● **Requirements**
Omit every picture and return the rest of the data unaltered.

[Begin Data lines]

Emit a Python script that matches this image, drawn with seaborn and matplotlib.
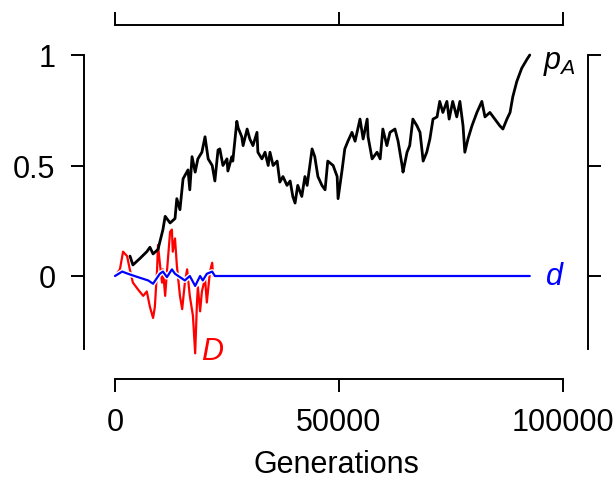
import numpy as np
import pandas as pd
import matplotlib
matplotlib.use("Agg")
import matplotlib.pyplot as plt
import matplotlib.patheffects as pe
import seaborn as sns

# frequencia do alelo A (geracoes em milhares)
gen_pA = [3.35, 4.0, 5.6, 7.1, 7.8, 8.5, 9.6, 10.7, 11.2, 12.3, 13.4, 13.8, 14.5, 15.2,
          16.3, 16.7, 17.2, 17.9, 18.5, 19.4, 20.1, 20.8, 21.7, 22.3, 23.0,
          23.4, 24.1, 25.0, 25.2, 26.1, 26.3, 27.2, 27.5, 28.3, 28.6, 29.5, 30.1, 30.8,
          31.7, 31.9, 32.8, 33.5, 34.2, 34.6, 35.3, 36.2, 36.8, 37.5, 38.4, 39.1, 39.7,
          40.2, 40.8, 41.7, 42.4, 42.9, 44.0, 44.6, 45.3, 46.2, 46.9, 47.5, 48.7, 49.6,
          49.8, 50.7, 51.3, 52.0, 52.9, 53.6, 54.7, 55.4, 56.3, 56.5, 57.4, 58.5, 59.2,
          59.8, 60.7, 61.4, 62.5, 63.2, 64.1, 64.3, 65.2, 65.8, 66.5, 67.4, 68.1, 68.8,
          69.6, 70.3, 71.0, 71.9, 72.5, 73.2, 74.1, 74.6, 75.4, 76.3, 77.0, 77.7, 78.1,
          78.8, 79.7, 80.8, 81.9, 82.6, 83.7, 84.8, 85.9, 86.6, 87.5, 88.2, 88.8, 89.7,
          90.8, 91.96, 92.6]
val_pA = [0.09, 0.05, 0.08, 0.11, 0.13, 0.10, 0.12, 0.21, 0.27, 0.24, 0.26, 0.35, 0.30, 0.44,
          0.48, 0.39, 0.54, 0.47, 0.53, 0.56, 0.63, 0.53, 0.50, 0.43, 0.57,
          0.575, 0.50, 0.53, 0.475, 0.54, 0.52, 0.70, 0.67, 0.63, 0.59, 0.665, 0.62, 0.59,
          0.65, 0.56, 0.53, 0.56, 0.50, 0.56, 0.50, 0.52, 0.425, 0.45, 0.41, 0.43, 0.36,
          0.33, 0.41, 0.36, 0.45, 0.41, 0.575, 0.54, 0.45, 0.41, 0.39, 0.52, 0.50, 0.45,
          0.35, 0.48, 0.575, 0.61, 0.65, 0.61, 0.71, 0.62, 0.71, 0.63, 0.53, 0.56, 0.53,
          0.665, 0.59, 0.65, 0.665, 0.61, 0.50, 0.47, 0.56, 0.59, 0.71, 0.68, 0.65, 0.52,
          0.56, 0.62, 0.71, 0.72, 0.79, 0.74, 0.79, 0.71, 0.79, 0.72, 0.79, 0.68, 0.56,
          0.62, 0.68, 0.74, 0.79, 0.72, 0.74, 0.71, 0.68, 0.665, 0.71, 0.74, 0.81, 0.88,
          0.94, 0.98, 1.00]

# desequilibrio D
gen_D = [0, 1.1, 1.8, 2.7, 3.3, 4.0, 5.1, 6.3, 7.1, 7.8, 8.5, 8.9, 9.4, 9.6, 10.0, 10.5,
         10.7, 11.2, 11.6, 12.3, 12.7, 12.9, 13.4, 13.8, 14.5, 15.0, 15.6, 16.1, 16.7,
         17.4, 17.9, 18.3, 18.5, 19.0, 19.4, 20.1, 20.5, 21.2, 21.7, 21.9]
val_D = [0, 0.03, 0.11, 0.09, 0.03, -0.03, -0.06, -0.09, -0.07, -0.14, -0.19, -0.14, 0.03,
         0.14, 0.06, -0.03, 0.03, -0.09, 0.02, 0.20, 0.21, 0.11, 0.17, 0.05, -0.09, -0.15,
         -0.03, 0.03, -0.09, -0.18, -0.35, -0.12, -0.05, -0.16, -0.07, -0.01, -0.12, 0.02,
         0.06, 0.0]

# d
gen_d = [0, 1.6, 2.9, 5.1, 7.4, 8.5, 10.0, 10.7, 11.6, 12.7, 13.4, 14.5, 15.6, 16.7, 17.9,
         19.0, 19.6, 20.5, 21.7, 22.3, 92.6]
val_d = [0, 0.02, 0.01, -0.005, -0.02, -0.035, 0.01, 0.02, -0.005, 0.03, 0.01, -0.005,
         -0.02, 0.0, -0.045, 0.0, -0.02, 0.01, 0.02, 0.0, 0.0]

df_pA = pd.DataFrame({'gen': np.array(gen_pA) * 1000, 'val': val_pA})
df_D = pd.DataFrame({'gen': np.array(gen_D) * 1000, 'val': val_D})
df_d = pd.DataFrame({'gen': np.array(gen_d) * 1000, 'val': val_d})

sns.set_style("ticks")
plt.rcParams['font.family'] = ['Liberation Sans', 'DejaVu Sans']
plt.rcParams['mathtext.fontset'] = 'custom'
plt.rcParams['mathtext.it'] = 'Liberation Sans:italic'
plt.rcParams['mathtext.rm'] = 'Liberation Sans'
for k in ['text.color', 'axes.labelcolor', 'xtick.color', 'ytick.color', 'axes.edgecolor']:
    plt.rcParams[k] = 'black'

fig = plt.figure(figsize=(6.13, 4.81), dpi=100)
ax = fig.add_axes([84 / 613, 1 - 380 / 481, (588 - 84) / 613, (380 - 26) / 481])

sns.lineplot(data=df_D, x='gen', y='val', color='red', lw=1.6, ax=ax, sort=False)
sns.lineplot(data=df_d, x='gen', y='val', color='blue', lw=1.6, ax=ax, sort=False,
             path_effects=[pe.Stroke(linewidth=3.6, foreground='white'), pe.Normal()])
sns.lineplot(data=df_pA, x='gen', y='val', color='black', lw=2.0, ax=ax, sort=False)

ax.set_xlim(-6920, 105600)
ax.set_ylim((277 - 380) / 221, (277 - 26) / 221)

ax.set_xticks([0, 50000, 100000])
ax.set_xticklabels(['0', '50000', '100000'])
ax.set_yticks([0, 0.5, 1])
ax.set_yticklabels(['0', '0.5', '1'])

for s in ['top', 'bottom']:
    ax.spines[s].set_bounds(0, 100000)
for s in ['left', 'right']:
    ax.spines[s].set_bounds(-0.33, 1)
for s in ax.spines.values():
    s.set_linewidth(1.4)

ax.tick_params(axis='both', direction='out', length=9.5, width=1.4, labelsize=22,
               top=True, right=True, labeltop=False, labelright=False)
ax.tick_params(axis='x', pad=10.5)
ax.tick_params(axis='y', pad=11)

ax.set_xlabel('Generations', fontsize=22, labelpad=9)
ax.set_ylabel('')

ax.text(95500, 0.97, '$p_A$', fontsize=22, ha='left', va='center')
ax.text(96000, 0.0, '$d$', color='blue', fontsize=22, ha='left', va='center')
ax.text(19200, -0.34, '$D$', color='red', fontsize=22, ha='left', va='center')

plt.savefig('out.png', dpi=100)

[End Data lines]

● **Written response**
Emit a Python script that matches this image, drawn with seaborn and matplotlib.
import numpy as np
import pandas as pd
import matplotlib
matplotlib.use("Agg")
import matplotlib.pyplot as plt
import matplotlib.patheffects as pe
import seaborn as sns

# frequencia do alelo A (geracoes em milhares)
gen_pA = [3.35, 4.0, 5.6, 7.1, 7.8, 8.5, 9.6, 10.7, 11.2, 12.3, 13.4, 13.8, 14.5, 15.2,
          16.3, 16.7, 17.2, 17.9, 18.5, 19.4, 20.1, 20.8, 21.7, 22.3, 23.0,
          23.4, 24.1, 25.0, 25.2, 26.1, 26.3, 27.2, 27.5, 28.3, 28.6, 29.5, 30.1, 30.8,
          31.7, 31.9, 32.8, 33.5, 34.2, 34.6, 35.3, 36.2, 36.8, 37.5, 38.4, 39.1, 39.7,
          40.2, 40.8, 41.7, 42.4, 42.9, 44.0, 44.6, 45.3, 46.2, 46.9, 47.5, 48.7, 49.6,
          49.8, 50.7, 51.3, 52.0, 52.9, 53.6, 54.7, 55.4, 56.3, 56.5, 57.4, 58.5, 59.2,
          59.8, 60.7, 61.4, 62.5, 63.2, 64.1, 64.3, 65.2, 65.8, 66.5, 67.4, 68.1, 68.8,
          69.6, 70.3, 71.0, 71.9, 72.5, 73.2, 74.1, 74.6, 75.4, 76.3, 77.0, 77.7, 78.1,
          78.8, 79.7, 80.8, 81.9, 82.6, 83.7, 84.8, 85.9, 86.6, 87.5, 88.2, 88.8, 89.7,
          90.8, 91.96, 92.6]
val_pA = [0.09, 0.05, 0.08, 0.11, 0.13, 0.10, 0.12, 0.21, 0.27, 0.24, 0.26, 0.35, 0.30, 0.44,
          0.48, 0.39, 0.54, 0.47, 0.53, 0.56, 0.63, 0.53, 0.50, 0.43, 0.57,
          0.575, 0.50, 0.53, 0.475, 0.54, 0.52, 0.70, 0.67, 0.63, 0.59, 0.665, 0.62, 0.59,
          0.65, 0.56, 0.53, 0.56, 0.50, 0.56, 0.50, 0.52, 0.425, 0.45, 0.41, 0.43, 0.36,
          0.33, 0.41, 0.36, 0.45, 0.41, 0.575, 0.54, 0.45, 0.41, 0.39, 0.52, 0.50, 0.45,
          0.35, 0.48, 0.575, 0.61, 0.65, 0.61, 0.71, 0.62, 0.71, 0.63, 0.53, 0.56, 0.53,
          0.665, 0.59, 0.65, 0.665, 0.61, 0.50, 0.47, 0.56, 0.59, 0.71, 0.68, 0.65, 0.52,
          0.56, 0.62, 0.71, 0.72, 0.79, 0.74, 0.79, 0.71, 0.79, 0.72, 0.79, 0.68, 0.56,
          0.62, 0.68, 0.74, 0.79, 0.72, 0.74, 0.71, 0.68, 0.665, 0.71, 0.74, 0.81, 0.88,
          0.94, 0.98, 1.00]

# desequilibrio D
gen_D = [0, 1.1, 1.8, 2.7, 3.3, 4.0, 5.1, 6.3, 7.1, 7.8, 8.5, 8.9, 9.4, 9.6, 10.0, 10.5,
         10.7, 11.2, 11.6, 12.3, 12.7, 12.9, 13.4, 13.8, 14.5, 15.0, 15.6, 16.1, 16.7,
         17.4, 17.9, 18.3, 18.5, 19.0, 19.4, 20.1, 20.5, 21.2, 21.7, 21.9]
val_D = [0, 0.03, 0.11, 0.09, 0.03, -0.03, -0.06, -0.09, -0.07, -0.14, -0.19, -0.14, 0.03,
         0.14, 0.06, -0.03, 0.03, -0.09, 0.02, 0.20, 0.21, 0.11, 0.17, 0.05, -0.09, -0.15,
         -0.03, 0.03, -0.09, -0.18, -0.35, -0.12, -0.05, -0.16, -0.07, -0.01, -0.12, 0.02,
         0.06, 0.0]

# d
gen_d = [0, 1.6, 2.9, 5.1, 7.4, 8.5, 10.0, 10.7, 11.6, 12.7, 13.4, 14.5, 15.6, 16.7, 17.9,
         19.0, 19.6, 20.5, 21.7, 22.3, 92.6]
val_d = [0, 0.02, 0.01, -0.005, -0.02, -0.035, 0.01, 0.02, -0.005, 0.03, 0.01, -0.005,
         -0.02, 0.0, -0.045, 0.0, -0.02, 0.01, 0.02, 0.0, 0.0]

df_pA = pd.DataFrame({'gen': np.array(gen_pA) * 1000, 'val': val_pA})
df_D = pd.DataFrame({'gen': np.array(gen_D) * 1000, 'val': val_D})
df_d = pd.DataFrame({'gen': np.array(gen_d) * 1000, 'val': val_d})

sns.set_style("ticks")
plt.rcParams['font.family'] = ['Liberation Sans', 'DejaVu Sans']
plt.rcParams['mathtext.fontset'] = 'custom'
plt.rcParams['mathtext.it'] = 'Liberation Sans:italic'
plt.rcParams['mathtext.rm'] = 'Liberation Sans'
for k in ['text.color', 'axes.labelcolor', 'xtick.color', 'ytick.color', 'axes.edgecolor']:
    plt.rcParams[k] = 'black'

fig = plt.figure(figsize=(6.13, 4.81), dpi=100)
ax = fig.add_axes([84 / 613, 1 - 380 / 481, (588 - 84) / 613, (380 - 26) / 481])

sns.lineplot(data=df_D, x='gen', y='val', color='red', lw=1.6, ax=ax, sort=False)
sns.lineplot(data=df_d, x='gen', y='val', color='blue', lw=1.6, ax=ax, sort=False,
             path_effects=[pe.Stroke(linewidth=3.6, foreground='white'), pe.Normal()])
sns.lineplot(data=df_pA, x='gen', y='val', color='black', lw=2.0, ax=ax, sort=False)

ax.set_xlim(-6920, 105600)
ax.set_ylim((277 - 380) / 221, (277 - 26) / 221)

ax.set_xticks([0, 50000, 100000])
ax.set_xticklabels(['0', '50000', '100000'])
ax.set_yticks([0, 0.5, 1])
ax.set_yticklabels(['0', '0.5', '1'])

for s in ['top', 'bottom']:
    ax.spines[s].set_bounds(0, 100000)
for s in ['left', 'right']:
    ax.spines[s].set_bounds(-0.33, 1)
for s in ax.spines.values():
    s.set_linewidth(1.4)

ax.tick_params(axis='both', direction='out', length=9.5, width=1.4, labelsize=22,
               top=True, right=True, labeltop=False, labelright=False)
ax.tick_params(axis='x', pad=10.5)
ax.tick_params(axis='y', pad=11)

ax.set_xlabel('Generations', fontsize=22, labelpad=9)
ax.set_ylabel('')

ax.text(95500, 0.97, '$p_A$', fontsize=22, ha='left', va='center')
ax.text(96000, 0.0, '$d$', color='blue', fontsize=22, ha='left', va='center')
ax.text(19200, -0.34, '$D$', color='red', fontsize=22, ha='left', va='center')

plt.savefig('out.png', dpi=100)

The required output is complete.